Stick around. The real fun starts when ammonia, hydrogen, PLI dreams, and a CEO farewell all collide in one call.
2. At a Glance
- Revenue ₹403.5 Cr: Dispatch trucks stuck, not demand—management swears.
- Order Book ₹1,939 Cr: Highest comfort, zero big packages—plot twist.
- EBITDA Margin 18.2%: Flat, steady, refusing to get excited.
- Net Profit ₹114.5 Cr (9M): Down YoY—labour laws entered the chat.
- Inventory Up: Customers promised February, analysts promised patience.
- Net Cash ₹395 Cr: Debt-free flex, still intact.
3. Management’s Key Commentary
“Plants were running flat, but some large packages were
not cleared for dispatch.”
(We built it, they didn’t take it. Inventory is the new sales.) 😏
“Order book of ₹1,939 crore, but without ₹600 crore of large packages like last year.”
(Less headache next year, supposedly.)
“Sales will be smoother quarter-on-quarter going forward.”
(Translation: no more lumpiness excuses.)
“PBT for the year should grow 20–25%.”
(Bottom line optimism remains undefeated.)
“Zephyros uses ammonia—zero GWP, zero ODP.”
(Voltas and Blue Star, please note.)
“Oil & gas has been in somnolence.”
(Sector asleep, KPCL quietly tiptoeing elsewhere.)

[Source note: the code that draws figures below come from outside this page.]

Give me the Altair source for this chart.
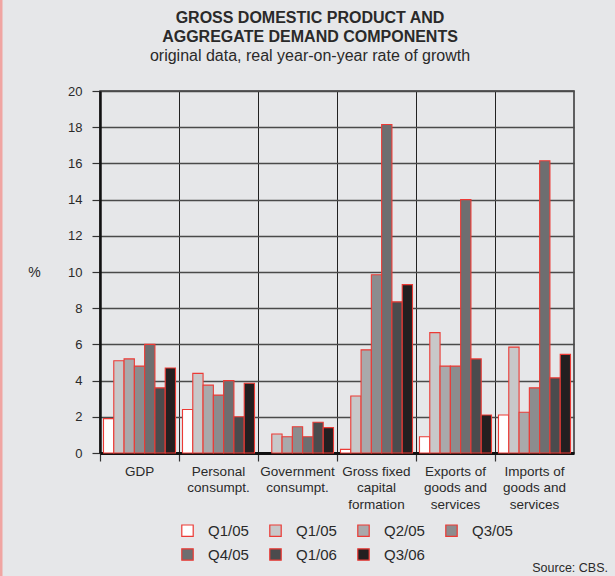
import altair as alt
import pandas as pd

groups = ["GDP", "Personal\nconsumpt.", "Government\nconsumpt.",
          "Gross fixed\ncapital\nformation", "Exports of\ngoods and\nservices",
          "Imports of\ngoods and\nservices"]
series_keys = ["A", "B", "C", "D", "E", "F", "G"]
series_labels = ["Q1/05", "Q1/05", "Q2/05", "Q3/05", "Q4/05", "Q1/06", "Q3/06"]
series_colors = ["#ffffff", "#c8c8c9", "#a9a9ab", "#8c8c8e", "#6e6e70", "#4b4b4d", "#231f20"]

s_A = [1.9, 2.4, None, 0.2, 0.9, 2.1]
s_B = [5.1, 4.4, 1.05, 3.15, 6.65, 5.85]
s_C = [5.2, 3.75, 0.9, 5.7, 4.8, 2.25]
s_D = [4.8, 3.2, 1.45, 9.85, 4.8, 3.6]
s_E = [6.0, 4.0, 0.9, 18.15, 14.0, 16.15]
s_F = [3.6, 2.0, 1.7, 8.35, 5.2, 4.15]
s_G = [4.7, 3.85, 1.4, 9.3, 2.1, 5.45]
series_values = [s_A, s_B, s_C, s_D, s_E, s_F, s_G]

rows = []
for key, vals in zip(series_keys, series_values):
    for g, v in zip(groups, vals):
        rows.append({"group": g, "series": key, "value": v})
df = pd.DataFrame(rows)

BG = "#e6e7e9"
label_map = "{" + ",".join(f"'{k}':'{l}'" for k, l in zip(series_keys, series_labels)) + "}"

bars = alt.Chart(df).mark_bar(stroke="#ec3a35", strokeWidth=1.1).encode(
    x=alt.X("group:N", sort=groups,
            scale=alt.Scale(paddingInner=0, paddingOuter=0),
            axis=alt.Axis(title=None, labelAngle=0, bandPosition=0,
                          labelExpr="split(datum.label, '\\n')",
                          labelFont="Liberation Sans", labelFontSize=13.5,
                          labelColor="#2a2a2a", labelLineHeight=16.5,
                          labelBaseline="top", labelPadding=3,
                          tickSize=8, tickColor="#333333", tickWidth=1.2,
                          domainColor="#111111", domainWidth=3,
                          grid=True, gridColor="#222222", gridWidth=1)),
    xOffset=alt.XOffset("series:N", sort=series_keys,
                        scale=alt.Scale(paddingInner=0, paddingOuter=0.34)),
    y=alt.Y("value:Q",
            scale=alt.Scale(domain=[0, 20], nice=False),
            axis=alt.Axis(title="%", titleAngle=0, titleX=-66, titleY=181,
                          titleAlign="center", titleBaseline="middle",
                          titleFont="Liberation Sans", titleFontSize=14,
                          titleFontWeight="normal", titleColor="#2a2a2a",
                          values=list(range(0, 21, 2)),
                          labelFont="Liberation Sans", labelFontSize=13,
                          labelColor="#2a2a2a", labelPadding=10,
                          tickSize=8, tickColor="#333333", tickWidth=1.2,
                          domainColor="#111111", domainWidth=2.5,
                          grid=True, gridColor="#4a4a4a", gridWidth=1.6)),
    color=alt.Color("series:N", sort=series_keys,
                    scale=alt.Scale(domain=series_keys, range=series_colors),
                    legend=alt.Legend(title=None, orient="none", legendX=80, legendY=432,
                                      direction="horizontal", columns=4,
                                      symbolType="square", symbolSize=130,
                                      symbolStrokeColor="#ec3a35", symbolStrokeWidth=1.2,
                                      symbolOpacity=1,
                                      labelExpr=label_map + "[datum.value]",
                                      labelFont="Liberation Sans", labelFontSize=15,
                                      labelColor="#2a2a2a", labelOffset=13,
                                      columnPadding=18, rowPadding=7, padding=0)),
)

note_df = pd.DataFrame({"t": ["Source: CBS."]})
note = alt.Chart(note_df).mark_text(font="Liberation Sans", fontSize=12.5, color="#2a2a2a",
                                    align="right", baseline="middle").encode(
    x=alt.value(508), y=alt.value(477), text="t:N")

border = alt.Chart(note_df).mark_rule(color="#f0a5a2", strokeWidth=3).encode(
    x=alt.value(-99), y=alt.value(-91), y2=alt.value(486))

chart = alt.layer(bars, note, border).properties(
    width=474, height=362,
    padding={"left": 100, "top": 91, "right": 41, "bottom": 123},
    autosize=alt.AutoSizeParams(type="none"),
    background=BG,
    title=alt.TitleParams(
        text=["GROSS DOMESTIC PRODUCT AND", "AGGREGATE DEMAND COMPONENTS"],
        subtitle="original data, real year-on-year rate of growth",
        font="Liberation Sans", fontSize=16, fontWeight="bold", color="#2a2a2a",
        lineHeight=19, subtitleFont="Liberation Sans", subtitleFontSize=16,
        subtitleColor="#2a2a2a", subtitlePadding=3, anchor="middle", frame="group",
        dx=-27, offset=-65),
).configure_view(fill=BG, stroke="#333333", strokeWidth=1.5)

chart.save("out.html", embed_options={"renderer": "svg", "actions": False})
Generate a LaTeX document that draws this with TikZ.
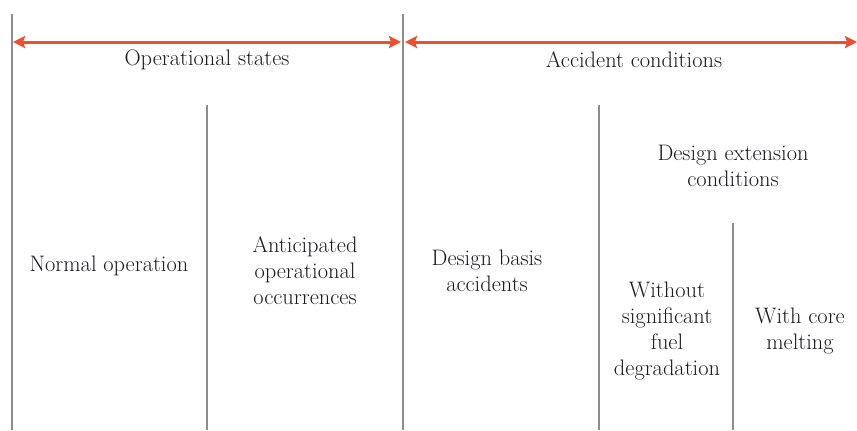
\documentclass[tikz,border=0pt]{standalone}
\usetikzlibrary{arrows.meta}
\definecolor{arrowred}{RGB}{238,78,48}
\definecolor{textgray}{RGB}{25,25,30}
\tikzset{
  divider/.style={draw=gray!90, line width=1.6bp},
  span/.style={{Stealth[length=12bp,width=12bp,inset=2bp]}-{Stealth[length=12bp,width=12bp,inset=2bp]}, draw=arrowred, line width=3bp},
  caption/.style={align=center, text=textgray, font=\fontsize{22.5}{26}\selectfont, inner sep=0pt}
}
\begin{document}
\begin{tikzpicture}[x=1bp, y=-1bp]
        \useasboundingbox (0,0) rectangle (857,430);

        % dividing lines
        \coordinate (l1t) at (12,14);   \coordinate (l1b) at (12,430);
        \coordinate (l2t) at (403,14);  \coordinate (l2b) at (403,430);
        \coordinate (l3t) at (207,105); \coordinate (l3b) at (207,430);
        \coordinate (l4t) at (599,105); \coordinate (l4b) at (599,430);
        \coordinate (l5t) at (733,223); \coordinate (l5b) at (733,430);

        \draw[divider] (l1t) -- (l1b);
        \draw[divider] (l2t) -- (l2b);
        \draw[divider] (l3t) -- (l3b);
        \draw[divider] (l4t) -- (l4b);
        \draw[divider] (l5t) -- (l5b);

        % span arrows
        \coordinate (opl) at (13,42);  \coordinate (opr) at (401,42);
        \coordinate (acl) at (405,42); \coordinate (acr) at (857,42);
        \draw[span] (opl) -- (opr);
        \draw[span] (acl) -- (acr);

        \node[caption] (ops) at (207,60) {Operational states};
        \node[caption] (acc) at (634,60) {Accident conditions};

        \node[caption] (norm) at (109,266) {Normal operation};
        \node[caption] (aoo) at (305,271) {Anticipated\\operational\\occurrences};
        \node[caption] (dba) at (487,271) {Design basis\\accidents};
        \node[caption] (dec) at (733,166) {Design extension\\conditions};
        \node[caption] (nofuel) at (667,331) {Without\\significant\\fuel\\degradation};
        \node[caption] (melt) at (800,331) {With core\\melting};

      \end{tikzpicture}
\end{document}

“We are debt-free with ₹395 crore cash.”
(Balance sheet doing yoga.)
4. Numbers Decoded
| Metric | Q3 FY26 | YoY Read |
|---|---|---|
| Revenue | ₹403.5 Cr | +18.5% |
| EBITDA Margin | 18.2% | Flat |
| PBT (9M) | ₹172.7 Cr | Slight dip |
| Net Cash | ₹395 Cr | Still flexing |
| Capex (YTD) | ₹54 Cr | Machines > marketing |
Decoded: Growth exists, but dispatch timing killed the party. Margins survived. Cash laughed last.